Midlife is full of surprises – and not all of them are good… If you are reading this guide then I’m guessing that you are touched in some way by symptoms of the menopause – or more accurately, the transition to menopause. Perhaps you are even horrified at the person looking back at you in the mirror. Who is this person? What on earth happened? You are not alone. Until recently, when celebrities like Cameron Diaz, Gillian Anderson and Kirsty Walk started speaking out about their experiences, menopause was the silent shame. Yet experts reckon that 80% of women experience the symptoms of menopause.
1. Watch what you eat
One of the tragedies about menopause is the realisation that you really cannot get away with eating the same foods you used to. Your body has changed, and you need to learn to eat for this new way of being. Why? The drop in oestrogen levels that occurs during menopause has a side effect of redistributing body fat and excess pounds start to settle around the waist. On top of that, the change that happens in relation to oestrogen and progesterone at this stage of life is also likely to make your body less sensitive to insulin, the fat-storage hormone. This is produced in response to you eating carbohydrates. When the body’s cells are less sensitive to insulin, more insulin is needed to do the same job, and more insulin produced means more fat stored.

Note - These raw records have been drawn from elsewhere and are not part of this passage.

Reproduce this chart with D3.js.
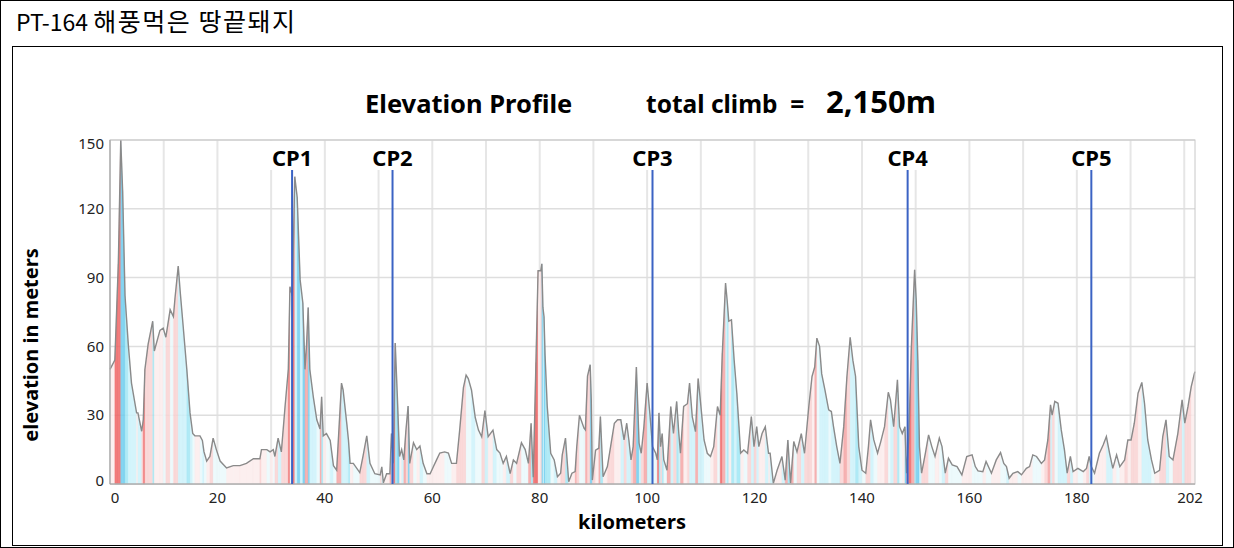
<!DOCTYPE html>
<html><head><meta charset="utf-8">
<script src="https://cdn.jsdelivr.net/npm/d3@7"></script>
<style>
body{margin:0;background:#fff;}
svg{display:block;font-family:"Noto Sans","Open Sans",sans-serif;}
</style></head><body>
<svg id="c" width="1234" height="548"></svg>
<script>
// ---- data ----
const pageTitleLatin = "PT-164 ";
const pageTitleKorean = "해풍먹은 땅끝돼지";
const chartTitle = "Elevation Profile";
const climbLabel = "total climb  =";
const climbValue = "2,150m";
const xTitle = "kilometers";
const yTitle = "elevation in meters";

const kms = [0,0.9,1.55,2.0,2.35,2.8,3.4,4.0,4.95,5.2,5.9,6.2,6.5,7.1,7.95,8.25,9.3,9.9,10.4,11.2,11.8,12.1,12.7,13.1,13.65,14.3,14.9,15.4,15.8,16.75,17.2,17.5,18.0,18.6,19.2,19.8,20.5,21.7,22.95,24.2,25.4,26.7,27.9,28.2,29.2,29.8,30.4,30.7,31.3,31.9,32.6,33.2,33.5,33.95,34.4,34.85,35.4,35.9,36.3,36.6,36.9,37.2,37.85,38.5,39.1,39.4,39.7,40.3,41.0,41.6,42.2,43.1,43.4,44.1,44.4,44.7,45.3,46.5,47.1,47.8,48.4,49.3,50.3,50.6,50.9,51.5,52.1,52.4,52.75,53.1,53.5,53.9,54.3,54.7,55.1,55.5,55.8,56.5,57.1,57.7,58.3,59.0,59.6,60.2,60.8,61.4,62.3,63.0,63.6,64.5,65.1,65.8,66.3,66.7,67.3,68.0,68.6,69.2,69.8,70.4,71.3,72.0,72.6,73.2,73.8,74.5,75.1,75.7,76.6,77.3,77.9,78.4,78.8,79.3,79.7,80.2,80.4,80.6,80.8,81.0,81.4,82.05,82.7,83.3,83.9,84.2,84.8,85.4,86.0,86.6,86.9,87.4,88.25,88.5,88.9,89.4,89.6,89.8,90.4,91.0,91.3,91.8,92.6,93.2,93.9,94.5,95.1,95.7,96.2,96.6,97.0,97.4,98.0,98.5,98.9,99.4,100.0,100.5,101.0,101.6,101.9,102.2,102.5,102.8,103.1,103.7,104.4,104.9,105.5,105.9,106.2,106.8,107.5,107.9,108.4,109.0,109.5,109.9,110.6,111.2,111.8,112.4,113.1,113.6,114.0,114.6,114.9,115.2,115.7,116.2,116.7,117.1,117.4,118.0,118.7,119.4,119.9,120.4,120.8,121.4,122.0,122.6,122.9,123.5,124.2,125.1,125.7,126.2,126.7,127.3,127.9,128.7,129.3,130.1,130.7,131.2,131.6,132.1,132.5,133.1,133.8,134.3,134.7,135.3,135.9,136.6,137.2,137.8,138.3,138.8,139.4,140.0,140.7,141.2,141.6,142.2,142.9,143.5,144.2,144.9,145.3,145.9,146.6,147.0,147.5,148.0,148.3,148.7,149.2,149.8,150.1,150.4,150.7,151.1,151.8,152.4,153.0,153.6,154.4,154.9,155.5,156.1,156.8,157.7,158.6,159.5,160.5,161.1,161.6,162.5,163.1,164.1,165.0,165.8,166.4,166.9,167.4,168.1,169.0,169.7,170.6,171.2,171.8,172.5,173.4,174.0,174.6,175.1,175.4,175.9,176.5,177.1,177.7,178.2,178.8,179.3,180.2,181.2,181.8,182.3,182.7,183.3,184.2,184.9,185.5,186.1,186.7,187.4,188.0,188.9,189.5,190.1,190.7,191.4,192.1,192.6,193.2,193.9,194.5,195.4,196.0,196.6,197.2,197.9,198.8,199.6,200.1,200.7,201.3,201.9,202.0];
const elevs = [50,54,96,150,128,82,61,44,31,31,23,28,50,61,71,58,67,68,64,76,73,81,95,83,68,50,31,22,21,21,19,14,10,12,20,15,10,7,8,8,9,11,11,15,15,14,15,12,20,14,34,50,86,82,134,125,89,79,50,61,77,50,38,28,24,38,21,22,19,8,6,44,41,26,19,9,9,5,12,21,9,4.5,4,7.5,0.5,4.5,4.5,22,9,61.5,38,12,15,10.5,23.5,34,9,18,15,16.6,9,4.5,4.5,7.5,10.5,13.5,14,13.5,9,9,23.5,42,47.5,46,41,29,23.5,20.6,32,20.6,23.5,15,13.5,9,12,4.5,10.5,9,18,15,9,26.5,3,53,93,93,96,77,73,56,34,13.4,10.5,3.2,4.7,12.7,20,1,4.7,5.4,16.3,30,24.3,23.6,47,52,36.7,1.7,14.8,15.6,29.4,3.2,7.6,16.3,26.5,28,28,19.2,26.5,19.2,10.5,16.3,51,17.8,13.4,25,44,31,16.3,13.4,10.5,31,16.3,22,10.5,6,33.8,22,36,22,13.4,33.8,35,44,29.4,22.8,46,36.7,19.2,13.4,12,16.3,33.8,30,57,87.6,80,71,71.6,54,39.6,25,13.4,14.8,13.4,29.4,16.3,25,16.3,22,25,13.4,13.4,0.3,6,12,1.7,19.2,0.3,18.5,14,22,13.4,33.8,46.9,51,63.6,60,48,41,32.3,31.6,25,16.3,9,25,46.9,64,54,47,16.3,6,4.7,16.3,28,19.2,13.4,18.5,25,40,36.7,25,45.4,25,22,25,4.7,19.2,60,93.4,80,54,16.3,4.7,13.4,21.4,16.3,12,20,16.3,4.7,11.2,8.3,7.6,4,12,12.7,7.6,5.7,5.4,9.8,4.7,10.5,13.7,9,7.6,2.5,4.7,5.4,4,6.8,7.6,12.7,12,9,10.5,19.2,34.5,30,36,35.2,23.6,14.8,4.7,12,5.4,6.8,5.4,6.8,12,7.6,4.7,13.4,17,20.7,13.4,6.8,12.7,7.6,10.5,19.2,19.2,26.5,39.6,44.3,35.2,19.2,10.5,4.7,6,20.7,28,12,10.5,22,36.7,26.5,33.8,42.5,48.3,49];

const xTicks = [0,20,40,60,80,100,120,140,160,180,202];
const yTicks = [0,30,60,90,120,150];
const xGrid = [0,10,20,30,40,50,60,70,80,90,100,110,120,130,140,150,160,170,180,190,200];
const cpNames = ["CP1","CP2","CP3","CP4","CP5"];
const cpKms = [33.9,52.6,101.0,148.5,182.7];

// ---- drawing ----
const svg = d3.select("#c");
const x = d3.scaleLinear().domain([0,202]).range([110,1195]);
const y = d3.scaleLinear().domain([0,150]).range([484,140]);
const gradeColor = d3.scaleThreshold()
  .domain([-60,-30,-10,0,10,30,60])
  .range(["#6fcdee","#a2e6f5","#cdf2fa","#eaf9fc","#fcecec","#f9d2d2","#f4a4a4","#ee6464"]);

// frames
svg.append("rect").attr("x",0.5).attr("y",0.5).attr("width",1233).attr("height",547)
  .attr("fill","#fff").attr("stroke","#000");
svg.append("rect").attr("x",12.5).attr("y",46.5).attr("width",1210).attr("height",499)
  .attr("fill","#fff").attr("stroke","#000");

const pt = svg.append("text").attr("x",16).attr("y",31)
  .style("font-family","'Noto Sans CJK KR','Noto Sans',sans-serif").attr("fill","#000")
  .attr("xml:space","preserve");
pt.append("tspan").style("font-size","23px").text(pageTitleLatin);
pt.append("tspan").style("font-size","25px").style("letter-spacing","1.5px").text(pageTitleKorean);

// titles
svg.append("text").attr("x",365).attr("y",113)
  .style("font-size","25.5px").style("font-weight","bold").text(chartTitle);
svg.append("text").attr("x",646).attr("y",113).attr("xml:space","preserve")
  .style("font-size","24.5px").style("font-weight","bold").style("white-space","pre").text(climbLabel);
svg.append("text").attr("x",826).attr("y",113)
  .style("font-size","31px").style("font-weight","bold").text(climbValue);

// grid
const grid = svg.append("g");
grid.selectAll("line.v").data(xGrid).join("line")
  .attr("x1",d=>x(d)).attr("x2",d=>x(d)).attr("y1",y(150)).attr("y2",y(0))
  .attr("stroke","#e6e6e6").attr("stroke-width",2);
grid.selectAll("line.h").data(yTicks).join("line")
  .attr("x1",x(0)).attr("x2",x(202)).attr("y1",d=>y(d)).attr("y2",d=>y(d))
  .attr("stroke","#dedede").attr("stroke-width",1.5);

// white backgrounds behind CP labels
svg.selectAll("rect.cpbg").data(cpKms).join("rect")
  .attr("x",d=>x(d)-29).attr("y",y(150)+1).attr("width",58).attr("height",29).attr("fill","#fff");

// gradient coloured fill
const pts = kms.map((k,i)=>({k, e: elevs[i]}));
const segArea = d3.area().x(d=>x(d.k)).y0(y(0)).y1(d=>y(d.e));
const segs = d3.range(pts.length-1).map(i=>[pts[i],pts[i+1]]);
const g = d=>gradeColor((d[1].e-d[0].e)/(d[1].k-d[0].k));
svg.append("g").selectAll("path").data(segs).join("path")
  .attr("d",segArea)
  .attr("fill",g).attr("fill-opacity",0.85)
  .attr("stroke",g).attr("stroke-width",0.3);

// elevation line
svg.append("path").datum(pts)
  .attr("d",d3.line().x(d=>x(d.k)).y(d=>y(d.e)))
  .attr("fill","none").attr("stroke","#8a8a8a").attr("stroke-width",1.4);

// plot frame
svg.append("rect").attr("x",x(0)).attr("y",y(150)).attr("width",x(202)-x(0)).attr("height",y(0)-y(150))
  .attr("fill","none").attr("stroke","#c8c8c8");
svg.append("line").attr("x1",x(0)).attr("x2",x(202)).attr("y1",y(0)).attr("y2",y(0)).attr("stroke","#a0a0a0");
svg.append("line").attr("x1",x(0)).attr("x2",x(0)).attr("y1",y(0)).attr("y2",y(150)).attr("stroke","#a0a0a0");

// CP lines
const cp = svg.append("g");
cp.selectAll("line").data(cpKms).join("line")
  .attr("x1",d=>x(d)).attr("x2",d=>x(d)).attr("y1",170).attr("y2",y(0))
  .attr("stroke","#3b63c4").attr("stroke-width",2);
cp.selectAll("text").data(cpKms).join("text")
  .attr("x",d=>x(d)).attr("y",166).attr("text-anchor","middle")
  .style("font-size","22px").style("font-weight","bold").attr("fill","#000")
  .text((d,i)=>cpNames[i]);

// axes labels
svg.append("g").selectAll("text").data(yTicks).join("text")
  .attr("x",104).attr("y",d=>Math.min(Math.max(y(d),144),481)).attr("dy","0.35em")
  .attr("text-anchor","end").style("font-size","15px").attr("fill","#222").text(d=>d);
svg.append("g").selectAll("text").data(xTicks).join("text")
  .attr("x",(d,i)=>x(d)+(i===0?5:(i===xTicks.length-1?-5:0))).attr("y",503)
  .attr("text-anchor","middle").style("font-size","15px").attr("fill","#222").text(d=>d);

svg.append("text").attr("x",632).attr("y",529).attr("text-anchor","middle")
  .style("font-size","20px").style("font-weight","bold").text(xTitle);
svg.append("text").attr("transform","translate(38,345) rotate(-90)").attr("text-anchor","middle")
  .style("font-size","20px").style("font-weight","bold").text(yTitle);
</script>
</body></html>
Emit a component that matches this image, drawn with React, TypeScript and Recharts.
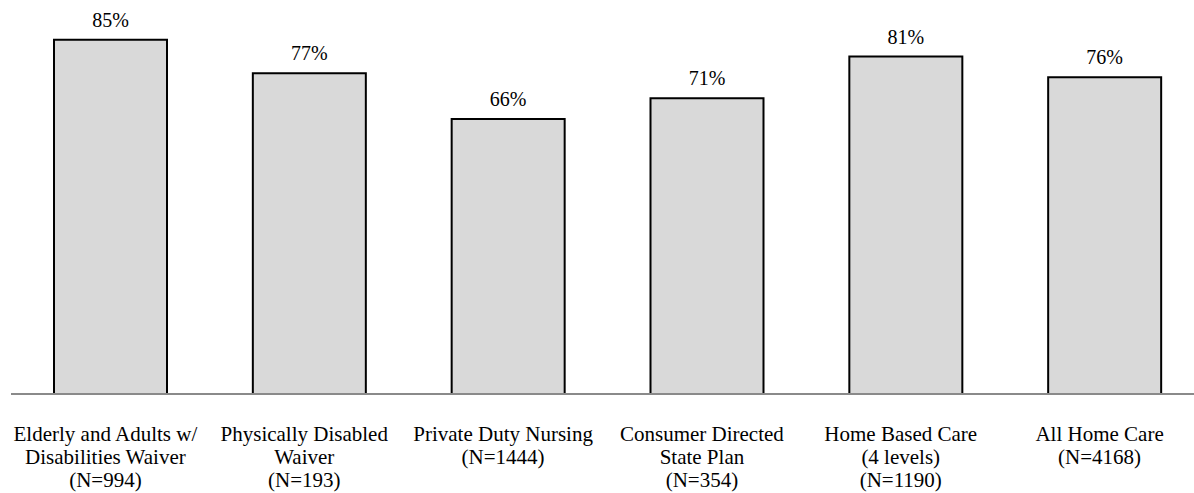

There are also lifestyle factors to consider. Muscle mass diminishes with age while fat increases. That means it’s more important than ever to switch from whatever kind of diet you’re on now to a low-GL (glycaemic load) diet that balances your blood sugar levels. This means you will be eating foods that do not trigger insulin secretion in response to what you eat.
2. Eat functional foods
These are foods that actually do stuff in the body. On one level, the food you eat can help balance your blood sugar and energy levels. On another it keeps you feeling satiated and also nourishes you. The cherry on top is to use the very subtle yet magical powers of food to help support your body in times of need. At this time of your life, that means phytoestrogens. Phytoestrogens are plant-based chemicals (the good kind), which are structurally similar to oestrogen and exert a weak oestrogenic effect. They include soy beans, lentils, beans, chickpeas, tofu, barley, rye, oats, alfalfa, apples, pears, carrots, fennel, onion, garlic, sunflower seeds, flaxseeds, liquorice root.
3. Manage your stress
Cortisol is one of the main stress hormones and it can make you gain weight, and feel both tired and miserable as well as using up stores of important vitamins. You probably already know that dwindling oestrogen levels are one of the main factors behind your symptoms. However, the effects of stress can be just as debilitating. Most hormones are made from the same basic ingredients. When it’s under fire, the body prioritises those jobs that are useful for sustaining life, which means that when you are stressed, your body will make stress hormones ahead of anything else. So all those raw materials that might have gone to make oestrogen now won’t. Apart from your fat cells, the only source of oestrogen after your ovaries stop making it is the adrenal glands, which is where the stress hormones are made. If your adrenals are busy making stress hormones This is why a stress action plan is a must. Self care in your 40s and 50s is no longer a ‘nice thing to do’, it is essential for managing symptoms of the transition to menopause and also – she says dramatically – staying alive. If you have not been good (and many women aren’t) at putting your needs first and doing nice things for yourself, start now. Write down 5 activities you really enjoy doing – even if it’s been a while since you did any of them! Examples might include painting your nails, doing a jigsaw, taking a bath surrounded by candles.
4. Do the right exercise
As the weight creeps on, it’s very common for women to start getting into types of exercise that are very punishing on the body, like running and high intensity interval training. What do I mean by punishing? These very intense forms of exercise stress the body and, if your body is already stressed, it’s just too much. Yoga, Pilates, Zumba and other dance-based classes are good, and don’t knock a decent walking workout. Resistance/ strength exercise (weights) is also good to help with the loss of muscle. Strength training also helps you shore up bone, maintain balance, and avoid injury—important for protecting your skeleton both now and when you’re older.
5. Avoid toxic chemicals
Chemicals in your body care products – anything from shampoo and conditioner to body wash, body lotion and other moisturisers – contain chemicals like parabens, sodium lauryl/laureth sulphate, ureas and the like. These are synthetic forms of oestrogen that are known Endocrine Disrupting Chemicals (code for: they muck up your hormones). Scientifically, these chemicals are molecularly similar to oestrogen and your body finds it very tricky to distinguish between the fake oestrogen and the real oestrogen. At this time in your life, you really don’t want to be overloading your body. These toxins place an additional stress on the body, can damage the cells in your body that produce insulin, disrupting its action (and not in a good way), can impair thyroid hormones and place extra burden on the detoxification system.
6. Get better sleep
You have probably heard about all the good things sleep can do for you, from making you look younger and feel more energised to helping you lose weight – and so much in between. Suffice to say, sleep is good and you should get more of it. As you work on a diet and lifestyle plan to get your hormones back into balance, better sleep will start to follow.